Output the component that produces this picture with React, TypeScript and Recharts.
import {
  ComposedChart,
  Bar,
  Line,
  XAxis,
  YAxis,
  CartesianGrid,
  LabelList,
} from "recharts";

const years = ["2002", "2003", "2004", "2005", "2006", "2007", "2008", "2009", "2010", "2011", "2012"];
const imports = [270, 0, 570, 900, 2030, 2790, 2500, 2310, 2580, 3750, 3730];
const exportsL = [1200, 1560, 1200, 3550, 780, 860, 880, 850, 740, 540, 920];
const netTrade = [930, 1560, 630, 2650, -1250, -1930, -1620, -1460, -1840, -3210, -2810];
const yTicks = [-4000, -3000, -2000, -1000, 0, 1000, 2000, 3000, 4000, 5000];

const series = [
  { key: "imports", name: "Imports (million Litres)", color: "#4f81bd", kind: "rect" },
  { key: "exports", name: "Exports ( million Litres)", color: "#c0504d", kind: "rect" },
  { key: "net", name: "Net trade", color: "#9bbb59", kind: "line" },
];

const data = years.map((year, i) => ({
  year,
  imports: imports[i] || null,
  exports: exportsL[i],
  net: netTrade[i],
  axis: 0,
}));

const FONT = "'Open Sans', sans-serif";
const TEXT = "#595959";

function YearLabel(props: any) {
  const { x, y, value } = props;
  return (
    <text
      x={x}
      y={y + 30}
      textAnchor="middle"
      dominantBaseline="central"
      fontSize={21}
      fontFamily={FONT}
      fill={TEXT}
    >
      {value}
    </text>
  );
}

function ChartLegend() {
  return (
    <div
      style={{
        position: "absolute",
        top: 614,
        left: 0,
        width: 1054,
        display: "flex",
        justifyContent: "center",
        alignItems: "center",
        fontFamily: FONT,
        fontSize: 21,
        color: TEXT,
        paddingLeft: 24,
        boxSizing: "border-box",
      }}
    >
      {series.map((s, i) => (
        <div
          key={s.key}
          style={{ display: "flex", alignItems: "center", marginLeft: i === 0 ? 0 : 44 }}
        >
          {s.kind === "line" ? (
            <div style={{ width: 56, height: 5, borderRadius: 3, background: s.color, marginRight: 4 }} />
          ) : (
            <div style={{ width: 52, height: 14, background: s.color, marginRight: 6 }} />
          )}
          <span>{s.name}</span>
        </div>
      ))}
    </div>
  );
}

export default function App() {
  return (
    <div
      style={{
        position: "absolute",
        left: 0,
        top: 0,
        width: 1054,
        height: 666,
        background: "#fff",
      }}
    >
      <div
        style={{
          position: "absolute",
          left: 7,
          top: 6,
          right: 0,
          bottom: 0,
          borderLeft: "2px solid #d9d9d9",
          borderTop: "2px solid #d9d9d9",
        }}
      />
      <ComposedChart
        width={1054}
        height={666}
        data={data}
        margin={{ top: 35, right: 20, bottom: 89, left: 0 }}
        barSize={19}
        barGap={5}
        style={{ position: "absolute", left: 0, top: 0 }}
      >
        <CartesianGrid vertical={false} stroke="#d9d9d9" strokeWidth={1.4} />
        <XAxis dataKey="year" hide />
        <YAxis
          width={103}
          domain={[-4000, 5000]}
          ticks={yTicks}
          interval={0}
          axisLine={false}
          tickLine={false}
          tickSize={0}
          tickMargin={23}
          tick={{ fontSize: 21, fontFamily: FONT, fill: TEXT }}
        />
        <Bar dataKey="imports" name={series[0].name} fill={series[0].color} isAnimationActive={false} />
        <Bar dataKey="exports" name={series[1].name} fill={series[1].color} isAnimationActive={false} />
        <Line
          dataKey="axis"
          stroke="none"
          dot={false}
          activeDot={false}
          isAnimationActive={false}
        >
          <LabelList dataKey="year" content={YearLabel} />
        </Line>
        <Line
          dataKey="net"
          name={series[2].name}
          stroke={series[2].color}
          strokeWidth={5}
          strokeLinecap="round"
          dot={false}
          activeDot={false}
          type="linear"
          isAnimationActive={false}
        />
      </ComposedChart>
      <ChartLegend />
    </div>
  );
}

◆ Written task
Would you copy out each line exactly as written?

◆ Full answer
Output the component that produces this picture with React, TypeScript and Recharts.
import {
  ComposedChart,
  Bar,
  Line,
  XAxis,
  YAxis,
  CartesianGrid,
  LabelList,
} from "recharts";

const years = ["2002", "2003", "2004", "2005", "2006", "2007", "2008", "2009", "2010", "2011", "2012"];
const imports = [270, 0, 570, 900, 2030, 2790, 2500, 2310, 2580, 3750, 3730];
const exportsL = [1200, 1560, 1200, 3550, 780, 860, 880, 850, 740, 540, 920];
const netTrade = [930, 1560, 630, 2650, -1250, -1930, -1620, -1460, -1840, -3210, -2810];
const yTicks = [-4000, -3000, -2000, -1000, 0, 1000, 2000, 3000, 4000, 5000];

const series = [
  { key: "imports", name: "Imports (million Litres)", color: "#4f81bd", kind: "rect" },
  { key: "exports", name: "Exports ( million Litres)", color: "#c0504d", kind: "rect" },
  { key: "net", name: "Net trade", color: "#9bbb59", kind: "line" },
];

const data = years.map((year, i) => ({
  year,
  imports: imports[i] || null,
  exports: exportsL[i],
  net: netTrade[i],
  axis: 0,
}));

const FONT = "'Open Sans', sans-serif";
const TEXT = "#595959";

function YearLabel(props: any) {
  const { x, y, value } = props;
  return (
    <text
      x={x}
      y={y + 30}
      textAnchor="middle"
      dominantBaseline="central"
      fontSize={21}
      fontFamily={FONT}
      fill={TEXT}
    >
      {value}
    </text>
  );
}

function ChartLegend() {
  return (
    <div
      style={{
        position: "absolute",
        top: 614,
        left: 0,
        width: 1054,
        display: "flex",
        justifyContent: "center",
        alignItems: "center",
        fontFamily: FONT,
        fontSize: 21,
        color: TEXT,
        paddingLeft: 24,
        boxSizing: "border-box",
      }}
    >
      {series.map((s, i) => (
        <div
          key={s.key}
          style={{ display: "flex", alignItems: "center", marginLeft: i === 0 ? 0 : 44 }}
        >
          {s.kind === "line" ? (
            <div style={{ width: 56, height: 5, borderRadius: 3, background: s.color, marginRight: 4 }} />
          ) : (
            <div style={{ width: 52, height: 14, background: s.color, marginRight: 6 }} />
          )}
          <span>{s.name}</span>
        </div>
      ))}
    </div>
  );
}

export default function App() {
  return (
    <div
      style={{
        position: "absolute",
        left: 0,
        top: 0,
        width: 1054,
        height: 666,
        background: "#fff",
      }}
    >
      <div
        style={{
          position: "absolute",
          left: 7,
          top: 6,
          right: 0,
          bottom: 0,
          borderLeft: "2px solid #d9d9d9",
          borderTop: "2px solid #d9d9d9",
        }}
      />
      <ComposedChart
        width={1054}
        height={666}
        data={data}
        margin={{ top: 35, right: 20, bottom: 89, left: 0 }}
        barSize={19}
        barGap={5}
        style={{ position: "absolute", left: 0, top: 0 }}
      >
        <CartesianGrid vertical={false} stroke="#d9d9d9" strokeWidth={1.4} />
        <XAxis dataKey="year" hide />
        <YAxis
          width={103}
          domain={[-4000, 5000]}
          ticks={yTicks}
          interval={0}
          axisLine={false}
          tickLine={false}
          tickSize={0}
          tickMargin={23}
          tick={{ fontSize: 21, fontFamily: FONT, fill: TEXT }}
        />
        <Bar dataKey="imports" name={series[0].name} fill={series[0].color} isAnimationActive={false} />
        <Bar dataKey="exports" name={series[1].name} fill={series[1].color} isAnimationActive={false} />
        <Line
          dataKey="axis"
          stroke="none"
          dot={false}
          activeDot={false}
          isAnimationActive={false}
        >
          <LabelList dataKey="year" content={YearLabel} />
        </Line>
        <Line
          dataKey="net"
          name={series[2].name}
          stroke={series[2].color}
          strokeWidth={5}
          strokeLinecap="round"
          dot={false}
          activeDot={false}
          type="linear"
          isAnimationActive={false}
        />
      </ComposedChart>
      <ChartLegend />
    </div>
  );
}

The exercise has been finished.